IMO, the bigger and most immediate threat to liberal democracies is likely
global Peak Oil, which many unbiased analysts suggest either occured in 2008 at around 86 million barrels a day (m/b/d), or will occur by 2012 or 2015, topping at around 90 m/b/d before going into permanent decline.
Afterall, global oil production has essentailly been on a plateau since mid-2005, vacilating +/- 1.5 million barrels a day. Despite a four-fold increase in price from 2003-2008 - there was no appreciable increase in oil production from Saudi Arabia and other OPEC prioducers. That should tell us something.

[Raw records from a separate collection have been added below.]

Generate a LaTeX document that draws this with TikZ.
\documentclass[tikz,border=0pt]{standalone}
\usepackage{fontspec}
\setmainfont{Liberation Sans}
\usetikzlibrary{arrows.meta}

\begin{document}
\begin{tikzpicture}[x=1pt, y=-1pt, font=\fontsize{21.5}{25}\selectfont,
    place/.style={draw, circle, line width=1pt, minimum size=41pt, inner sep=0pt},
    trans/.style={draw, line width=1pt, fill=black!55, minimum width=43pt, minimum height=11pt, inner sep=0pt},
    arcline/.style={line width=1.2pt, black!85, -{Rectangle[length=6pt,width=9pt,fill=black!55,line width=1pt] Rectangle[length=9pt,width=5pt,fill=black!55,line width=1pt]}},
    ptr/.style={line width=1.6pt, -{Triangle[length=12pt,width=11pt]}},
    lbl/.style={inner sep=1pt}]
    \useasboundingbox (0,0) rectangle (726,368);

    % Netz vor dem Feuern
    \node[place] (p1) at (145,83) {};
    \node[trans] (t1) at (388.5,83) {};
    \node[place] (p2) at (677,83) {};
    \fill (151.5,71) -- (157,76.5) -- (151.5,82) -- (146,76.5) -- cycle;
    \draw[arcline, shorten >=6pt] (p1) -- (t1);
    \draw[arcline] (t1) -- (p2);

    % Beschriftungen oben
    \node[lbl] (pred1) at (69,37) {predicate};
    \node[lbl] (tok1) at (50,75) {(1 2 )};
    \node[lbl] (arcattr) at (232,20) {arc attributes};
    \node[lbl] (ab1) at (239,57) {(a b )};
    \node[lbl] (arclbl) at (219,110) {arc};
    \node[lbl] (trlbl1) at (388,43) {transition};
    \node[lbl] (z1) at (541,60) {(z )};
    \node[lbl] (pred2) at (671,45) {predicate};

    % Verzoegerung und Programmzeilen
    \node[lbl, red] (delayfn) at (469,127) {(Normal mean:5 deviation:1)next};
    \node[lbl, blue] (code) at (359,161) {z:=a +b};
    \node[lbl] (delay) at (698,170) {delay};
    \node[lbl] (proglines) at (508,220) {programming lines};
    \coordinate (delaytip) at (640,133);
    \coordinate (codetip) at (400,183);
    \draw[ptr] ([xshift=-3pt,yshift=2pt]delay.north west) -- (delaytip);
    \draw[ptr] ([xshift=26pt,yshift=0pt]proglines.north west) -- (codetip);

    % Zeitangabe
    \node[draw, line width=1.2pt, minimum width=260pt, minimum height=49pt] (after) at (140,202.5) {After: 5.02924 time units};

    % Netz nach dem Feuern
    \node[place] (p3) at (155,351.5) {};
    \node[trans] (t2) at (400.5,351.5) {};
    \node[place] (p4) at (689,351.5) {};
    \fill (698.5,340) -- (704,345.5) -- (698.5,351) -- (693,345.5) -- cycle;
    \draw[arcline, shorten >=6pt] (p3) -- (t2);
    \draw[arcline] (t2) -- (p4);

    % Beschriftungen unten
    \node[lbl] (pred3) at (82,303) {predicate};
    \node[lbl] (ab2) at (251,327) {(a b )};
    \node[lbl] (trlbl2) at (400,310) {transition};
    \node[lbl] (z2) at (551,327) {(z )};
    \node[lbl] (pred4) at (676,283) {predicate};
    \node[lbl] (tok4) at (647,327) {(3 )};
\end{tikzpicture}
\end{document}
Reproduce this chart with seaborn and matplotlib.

Hence, I suspect that diminshing hydrocarbons on a glaobal basis, year after year, with its attending macroeconomic, geopolitical, and societal/psychological effects, could facilitate the rise of authoritarian and militarisitic leaders in some of today's "liberal democracies" (think G.W. Bush and Dick Cheney, but on steriods...) The EU seems to be slowly acknowleding this issue, for example:
http://www.reuters.com/article/idUSBRU01112520101110
Global oil availability has peaked -EU energy chief
BRUSSELS | Wed Nov 10, 2010 6:11am EST
BRUSSELS Nov 10 (Reuters) - The availability of oil worldwide has already peaked, the European Union's energy chief Guenther Oettinger said on Wednesday.
"My fear is that the global consumption of oil is going to increase, but European oil consumption has already reached its peak. The amount of oil available globally, I think, has already peaked," Oettinger told a news briefing in Brussels.
He was presenting a new EU energy strategy for investing 1 trillion euros over the next decade in a common EU energy network, to curb the bloc's dependence on fossil fuel imports.
..unfortuantely I didn't hear Obama call for similar measures in last night's SOTU speach. Another tragic missed opportunity.